Volunteers load Diomede e-waste onto flatbed in Nome harbor, bound for Kawerak's Regional Backhaul. Photo: Anahma Shannon, environmental coordinator for Kawerak.

Volunteers load Diomede e-waste onto flatbed in Nome harbor, bound for Kawerak’s Regional Backhaul. Photo: Anahma Shannon, environmental coordinator for Kawerak.


During a recent survey of the Chukchi Sea, the Coast Guard cutter SPAR received an unusual request from the Native Village of Diomede: help move months worth of e-waste from the small island to Nome.

“Quite a few boxes of electronic waste—monitors, DVD players, stereos—that kind of stuff,” said Doug Jannusch, commanding officer of the SPAR. “We were able to take about 200 pounds worth and the six batteries.”

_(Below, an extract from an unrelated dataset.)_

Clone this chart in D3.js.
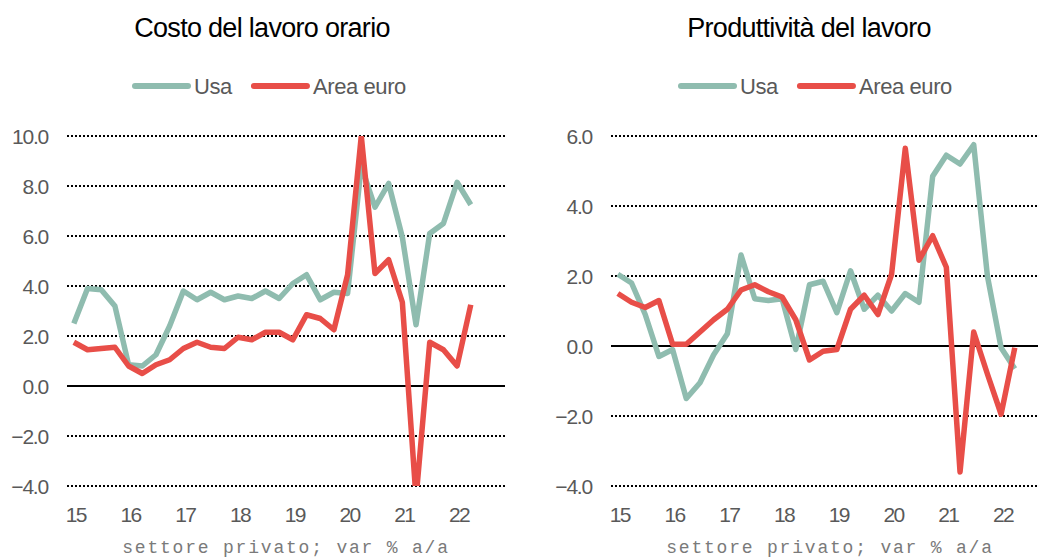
<!DOCTYPE html>
<html>
<head>
<meta charset="utf-8">
<script src="https://cdn.jsdelivr.net/npm/d3@7"></script>
<style>
  body { margin: 0; background: #fff; }
  text { font-family: 'Liberation Sans', Arial, sans-serif; }
</style>
</head>
<body>
<svg width="1038" height="558"></svg>
<script>
// data, quarterly, 2015Q1 - 2022Q2
const years = ['15', '16', '17', '18', '19', '20', '21', '22'];
const quarters = years.flatMap((y) => [y + 'Q1', y + 'Q2', y + 'Q3', y + 'Q4']);

const usaCosto = [2.5, 3.9, 3.85, 3.2, 0.85, 0.8, 1.25, 2.4, 3.8, 3.45, 3.75, 3.45, 3.6, 3.5, 3.8,
  3.5, 4.1, 4.45, 3.45, 3.75, 3.7, 8.8, 7.15, 8.1, 5.95, 2.45, 6.1, 6.5, 8.15, 7.25];
const euroCosto = [1.75, 1.45, 1.5, 1.55, 0.8, 0.5, 0.85, 1.05, 1.5, 1.75, 1.55, 1.5, 1.95, 1.85, 2.15,
  2.15, 1.85, 2.85, 2.7, 2.25, 4.45, 10.0, 4.5, 5.05, 3.35, -4.5, 1.75, 1.45, 0.8, 3.25];

const usaProd = [2.05, 1.8, 0.9, -0.3, -0.1, -1.5, -1.05, -0.25, 0.35, 2.6, 1.35, 1.3, 1.35, -0.1, 1.75,
  1.85, 0.95, 2.15, 1.05, 1.45, 1.0, 1.5, 1.25, 4.85, 5.45, 5.2, 5.75, 2.0, -0.05, -0.65];
const euroProd = [1.5, 1.25, 1.1, 1.3, 0.05, 0.05, 0.4, 0.75, 1.05, 1.6, 1.75, 1.55, 1.4, 0.75, -0.4,
  -0.15, -0.1, 1.05, 1.45, 0.9, 2.05, 5.65, 2.45, 3.15, 2.25, -3.6, 0.4, -0.8, -1.95, -0.05];

const ticksCosto = [-4, -2, 0, 2, 4, 6, 8, 10];
const ticksProd = [-4, -2, 0, 2, 4, 6];
const seriesNames = ['Usa', 'Area euro'];

const colors = { Usa: '#8fbcaf', 'Area euro': '#e84e48' };
const svg = d3.select('svg');

function drawChart(opt) {
  const left = opt.left,
    width = 438,
    top = 136,
    bottom = 486;

  const x = d3.scaleBand().domain(quarters).range([left, left + width]).padding(0);
  const y = d3.scaleLinear().domain(opt.domain).range([bottom, top]);
  const xc = (i) => x(quarters[i]) + x.bandwidth() / 2;

  const g = svg.append('g');

  // title
  g.append('text')
    .attr('x', opt.titleX)
    .attr('y', 37)
    .attr('text-anchor', 'middle')
    .attr('font-size', '27px')
    .style('letter-spacing', '-0.7px')
    .attr('fill', '#000')
    .text(opt.title);

  // legend
  const leg = g.append('g').attr('transform', `translate(${opt.legendX}, 86)`);
  let lx = 0;
  seriesNames.forEach((name) => {
    leg.append('line')
      .attr('x1', lx).attr('x2', lx + 53)
      .attr('y1', 0).attr('y2', 0)
      .attr('stroke', colors[name])
      .attr('stroke-width', 6)
      .attr('stroke-linecap', 'round');
    const t = leg.append('text')
      .attr('x', lx + 59)
      .attr('y', 8)
      .attr('font-size', '22px')
      .style('letter-spacing', '-0.4px')
      .attr('fill', '#595959')
      .text(name);
    lx += 59 + t.node().getComputedTextLength() + 22;
  });

  // grid
  g.selectAll('.grid')
    .data(opt.ticks.filter((d) => d !== 0))
    .enter()
    .append('line')
    .attr('x1', left).attr('x2', left + width)
    .attr('y1', (d) => y(d)).attr('y2', (d) => y(d))
    .attr('stroke', '#000')
    .attr('stroke-width', 2)
    .attr('stroke-dasharray', '2,2');

  g.append('line')
    .attr('x1', left).attr('x2', left + width)
    .attr('y1', y(0)).attr('y2', y(0))
    .attr('stroke', '#000')
    .attr('stroke-width', 2);

  // y tick labels
  g.selectAll('.ytick')
    .data(opt.ticks)
    .enter()
    .append('text')
    .attr('x', left - 19)
    .attr('y', (d) => y(d))
    .attr('dy', '0.36em')
    .attr('text-anchor', 'end')
    .attr('font-size', '21px')
    .style('letter-spacing', '-1.2px')
    .attr('fill', '#595959')
    .text((d) => d3.format('.1f')(d));

  // x tick labels
  g.selectAll('.xtick')
    .data(years)
    .enter()
    .append('text')
    .attr('x', (d) => x(d + 'Q1') + x.bandwidth() / 2 + 2)
    .attr('y', 522)
    .attr('text-anchor', 'middle')
    .attr('font-size', '21px')
    .style('letter-spacing', '-1.5px')
    .attr('fill', '#595959')
    .text((d) => d);

  // footer
  g.append('text')
    .attr('x', left + width / 2)
    .attr('y', 553)
    .attr('text-anchor', 'middle')
    .style('font-family', "'Liberation Mono', 'DejaVu Sans Mono', monospace")
    .attr('font-size', '18px')
    .style('letter-spacing', '1.8px')
    .attr('fill', '#7a7a7a')
    .text('settore privato; var % a/a');

  // clip for the lines
  g.append('clipPath')
    .attr('id', opt.id)
    .append('rect')
    .attr('x', left - 10)
    .attr('y', top)
    .attr('width', width + 20)
    .attr('height', bottom - top);

  const line = d3.line()
    .x((d, i) => xc(i))
    .y((d) => y(d));

  [[opt.usa, 'Usa'], [opt.euro, 'Area euro']].forEach(([values, name]) => {
    g.append('path')
      .datum(values)
      .attr('clip-path', `url(#${opt.id})`)
      .attr('fill', 'none')
      .attr('stroke', colors[name])
      .attr('stroke-width', 5.5)
      .attr('stroke-linejoin', 'round')
      .attr('d', line);
  });
}

drawChart({
  id: 'clipA',
  left: 67,
  domain: [-4, 10],
  ticks: ticksCosto,
  title: 'Costo del lavoro orario',
  titleX: 262,
  legendX: 135,
  usa: usaCosto,
  euro: euroCosto
});

drawChart({
  id: 'clipB',
  left: 611,
  domain: [-4, 6],
  ticks: ticksProd,
  title: 'Produttività del lavoro',
  titleX: 809,
  legendX: 681,
  usa: usaProd,
  euro: euroProd
});
</script>
</body>
</html>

Jannusch said his team was in Diomede on a small boat and figured they could help by making a delivery.

“They had done a really good job of packaging it up. They put it into reasonably sized cardboard boxes that they taped up. Every box itself weighed maybe 30-40 pounds,” said Jannusch. “So we took what we thought we could take because we were going to Diomede via a small boat from our ship that was out there anchored off Diomede. We knew we wouldn’t be able to take that much but we certainly could take a little.”

Recyclable waste has typically been shipped off the roughly 3 square-mile island by air freight or by barge, and sent to the Kawerak Regional Backhaul program in Nome, which collects masses of recyclables from the region before shipping them off to Seattle.

Opik Ahkinga is the environmental coordinator for the Native Village of Diomede, and when she found out the Coast Guard would be passing through, she asked if they could make a delivery.

Ahkinga has been working to improve waste management on the island since 2010. Now she’s focusing on electronic waste because she says batteries and transformers that have been sitting on the island for years could seriously harm the environment. One they removed last year was already leaking.

“Diomede is a very small community. When the PCB leaks, they’re harming everything—our surroundings, our human life, our land life, our oceans,” said Ahkinga. “Not many people in Diomede are aware of that.”

Ahkinga is hopeful that people will continue participating in the e-waste recycling program by dropping their recyclables off at Diomede’s IRA. She recently secured a grant from the Environmental Protection Agency to build an environmental program plan for the island.